YOUR TASK
Reproduce exactly the lines below, from the first one through the line containing "XAxis, YAxis, ReferenceArea", and omit any pictures.

○ ○ ○ ○ ○ ○ ○

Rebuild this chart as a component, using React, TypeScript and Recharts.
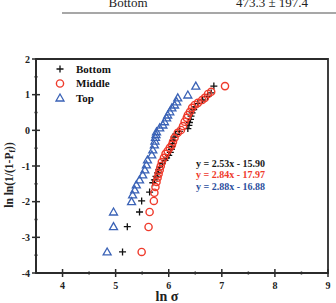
import React from "react";
import { ScatterChart, Scatter, XAxis, YAxis, ReferenceArea } from "recharts";

// ln(sigma), ln ln(1/(1-Pf)) pairs
const BOTTOM: [number, number][] = [
  [5.13, -3.41], [5.22, -2.7], [5.45, -2.29], [5.49, -1.98], [5.64, -1.73],
  [5.7, -1.47], [5.73, -1.39], [5.76, -1.29], [5.79, -1.19], [5.81, -1.11],
  [5.83, -1.03], [5.88, -0.93], [5.93, -0.84], [5.96, -0.77], [6.0, -0.7],
  [6.03, -0.62], [6.05, -0.53], [6.06, -0.45], [6.07, -0.37], [6.08, -0.28],
  [6.1, -0.19], [6.13, -0.11], [6.2, -0.03], [6.36, 0.05], [6.38, 0.14],
  [6.39, 0.22], [6.41, 0.31], [6.42, 0.4], [6.44, 0.49], [6.47, 0.58],
  [6.5, 0.66], [6.55, 0.75], [6.64, 0.85], [6.73, 0.95], [6.8, 1.05],
  [6.85, 1.24],
];

const MIDDLE: [number, number][] = [
  [5.49, -3.41], [5.62, -2.71], [5.64, -2.29], [5.72, -1.98], [5.73, -1.75],
  [5.75, -1.59], [5.77, -1.45], [5.79, -1.33], [5.81, -1.22], [5.83, -1.11],
  [5.85, -1.0], [5.87, -0.89], [5.91, -0.77], [5.94, -0.66], [5.98, -0.58],
  [6.02, -0.49], [6.06, -0.41], [6.08, -0.32], [6.11, -0.21], [6.17, -0.07],
  [6.23, 0.01], [6.27, 0.12], [6.3, 0.24], [6.34, 0.35], [6.36, 0.43],
  [6.4, 0.52], [6.44, 0.63], [6.49, 0.71], [6.55, 0.77], [6.63, 0.85],
  [6.68, 0.91], [6.74, 1.02], [6.8, 1.08], [7.06, 1.24],
];

const TOP: [number, number][] = [
  [4.84, -3.41], [4.96, -2.7], [4.96, -2.29], [5.3, -2.0], [5.32, -1.81],
  [5.36, -1.67], [5.39, -1.53], [5.45, -1.39], [5.51, -1.25], [5.55, -1.11],
  [5.58, -0.97], [5.6, -0.83], [5.68, -0.69], [5.7, -0.55], [5.73, -0.41],
  [5.74, -0.3], [5.75, -0.2], [5.76, -0.12], [5.77, -0.04], [5.83, 0.07],
  [5.89, 0.15], [5.92, 0.24], [5.96, 0.35], [5.98, 0.43], [6.02, 0.52],
  [6.06, 0.63], [6.11, 0.71], [6.15, 0.8], [6.17, 0.91], [6.36, 0.99],
  [6.51, 1.24],
];

const SERIES_NAMES = ["Bottom", "Middle", "Top"];
const FIT_LABELS = ["y = 2.53x - 15.90", "y = 2.84x - 17.97", "y = 2.88x - 16.88"];
const HEADER_LABELS = ["Bottom", "473.3 \u00b1 197.4"];

const X_TICKS = [4, 4.5, 5, 5.5, 6, 6.5, 7, 7.5, 8, 8.5, 9];
const Y_TICKS = [-4, -3.5, -3, -2.5, -2, -1.5, -1, -0.5, 0, 0.5, 1, 1.5, 2];

const FONT = "'Liberation Serif', 'Times New Roman', serif";
const AXIS = "#2b2b2b";
const BLACK = "#111111";
const RED = "#ef3b2c";
const BLUE = "#3a62b6";

const toPoints = (rows: [number, number][]) => rows.map(([x, y]) => ({ x, y }));

const Plus = ({ cx, cy }: any) => (
  <path
    d={`M${cx - 3.5},${cy}H${cx + 3.5}M${cx},${cy - 3.5}V${cy + 3.5}`}
    stroke={BLACK}
    strokeWidth={1.3}
  />
);

const Ring = ({ cx, cy }: any) => (
  <circle cx={cx} cy={cy} r={3.6} fill="none" stroke={RED} strokeWidth={1.4} />
);

const Tri = ({ cx, cy }: any) => (
  <path
    d={`M${cx},${cy - 4}L${cx + 4},${cy + 3}L${cx - 4},${cy + 3}Z`}
    fill="none"
    stroke={BLUE}
    strokeWidth={1.3}
  />
);

const XTick = ({ x, y, payload }: any) => {
  const major = Number.isInteger(payload.value);
  const h = major ? 4 : 1.5;
  return (
    <g>
      <line x1={x} x2={x} y1={y - h} y2={y + h} stroke={AXIS} strokeWidth={1.5} />
      {major && (
        <text x={x} y={y + 15.5} textAnchor="middle" fontFamily={FONT} fontWeight="bold" fontSize={10} fill="#222">
          {payload.value}
        </text>
      )}
    </g>
  );
};

const YTick = ({ x, y, payload }: any) => {
  const major = Number.isInteger(payload.value);
  const h = major ? 4 : 1.5;
  return (
    <g>
      <line x1={x - h} x2={x + h} y1={y} y2={y} stroke={AXIS} strokeWidth={1.5} />
      {major && (
        <text x={x - 6} y={y + 3.5} textAnchor="end" fontFamily={FONT} fontWeight="bold" fontSize={10} fill="#222">
          {payload.value}
        </text>
      )}
    </g>
  );
};

export default function App() {
  const series = [
    { name: SERIES_NAMES[0], data: toPoints(BOTTOM), shape: Plus },
    { name: SERIES_NAMES[1], data: toPoints(MIDDLE), shape: Ring },
    { name: SERIES_NAMES[2], data: toPoints(TOP), shape: Tri },
  ];
  const legendShapes = [Plus, Ring, Tri];
  const fitColors = ["#1a1a1a", RED, "#2c4f9e"];

  return (
    <div style={{ position: "absolute", left: 0, top: 0, width: 336, height: 303, background: "#fff" }}>
      <ScatterChart width={336} height={303} margin={{ top: 59, right: 8, bottom: 0, left: 10 }}>
        <XAxis
          type="number"
          dataKey="x"
          domain={[3.5, 9]}
          allowDataOverflow
          ticks={X_TICKS}
          interval={0}
          height={30}
          tickSize={0}
          tickMargin={0}
          tickLine={false}
          tick={<XTick />}
          axisLine={{ stroke: AXIS, strokeWidth: 2 }}
          label={{
            content: ({ viewBox }: any) => (
              <text
                x={viewBox.x + viewBox.width / 2 - 15}
                y={viewBox.y + 28}
                textAnchor="middle"
                fontFamily={FONT}
                fontWeight="bold"
                fontSize={14}
                fill="#222"
              >
                ln σ
              </text>
            ),
          }}
        />
        <YAxis
          type="number"
          dataKey="y"
          domain={[-4, 2]}
          allowDataOverflow
          ticks={Y_TICKS}
          interval={0}
          width={26}
          tickSize={0}
          tickMargin={0}
          tickLine={false}
          tick={<YTick />}
          axisLine={{ stroke: AXIS, strokeWidth: 2 }}
          label={{
            content: () => (
              <text
                transform="translate(13,175) rotate(-90)"
                textAnchor="middle"
                fontFamily={FONT}
                fontWeight="bold"
                fontSize={11.5}
                fill="#222"
              >
                ln ln(1/(1-P<tspan fontSize={8} dy={2}>f</tspan>
                <tspan dy={-2}>))</tspan>
              </text>
            ),
          }}
        />
        <ReferenceArea x1={3.5} x2={9} y1={-4} y2={2} fill="none" stroke={AXIS} strokeWidth={1.8} />
        {series.map((s) => (
          <Scatter
            key={s.name}
            name={s.name}
            data={s.data}
            shape={s.shape}
            isAnimationActive={false}
          />
        ))}
      </ScatterChart>

      <svg
        width={336}
        height={303}
        style={{ position: "absolute", left: 0, top: 0, pointerEvents: "none" }}
      >
        {/* header row cut off from the table above */}
        <text x={128} y={7} textAnchor="middle" fontFamily={FONT} fontSize={13} fill="#222">
          {HEADER_LABELS[0]}
        </text>
        <text x={272} y={7} textAnchor="middle" fontFamily={FONT} fontSize={13} fill="#222">
          {HEADER_LABELS[1]}
        </text>
        <line x1={62} x2={336} y1={13} y2={13} stroke="#8a8a8a" strokeWidth={1.5} />

        {/* legend */}
        {SERIES_NAMES.map((name, i) => {
          const Shape = legendShapes[i];
          const cy = 69 + i * 14.5;
          return (
            <g key={name}>
              <Shape cx={60} cy={cy} />
              <text x={76} y={cy + 3.8} fontFamily={FONT} fontWeight="bold" fontSize={11} fill="#111">
                {name}
              </text>
            </g>
          );
        })}

        {/* fitted lines */}
        {FIT_LABELS.map((t, i) => (
          <text
            key={t}
            x={196}
            y={166.5 + i * 11.6}
            fontFamily={FONT}
            fontWeight="bold"
            fontSize={10}
            fill={fitColors[i]}
          >
            {t}
          </text>
        ))}
      </svg>
    </div>
  );
}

○ ○ ○ ○ ○ ○ ○

REPLY TO THE EXERCISE
Rebuild this chart as a component, using React, TypeScript and Recharts.
import React from "react";
import { ScatterChart, Scatter, XAxis, YAxis, ReferenceArea } from "recharts";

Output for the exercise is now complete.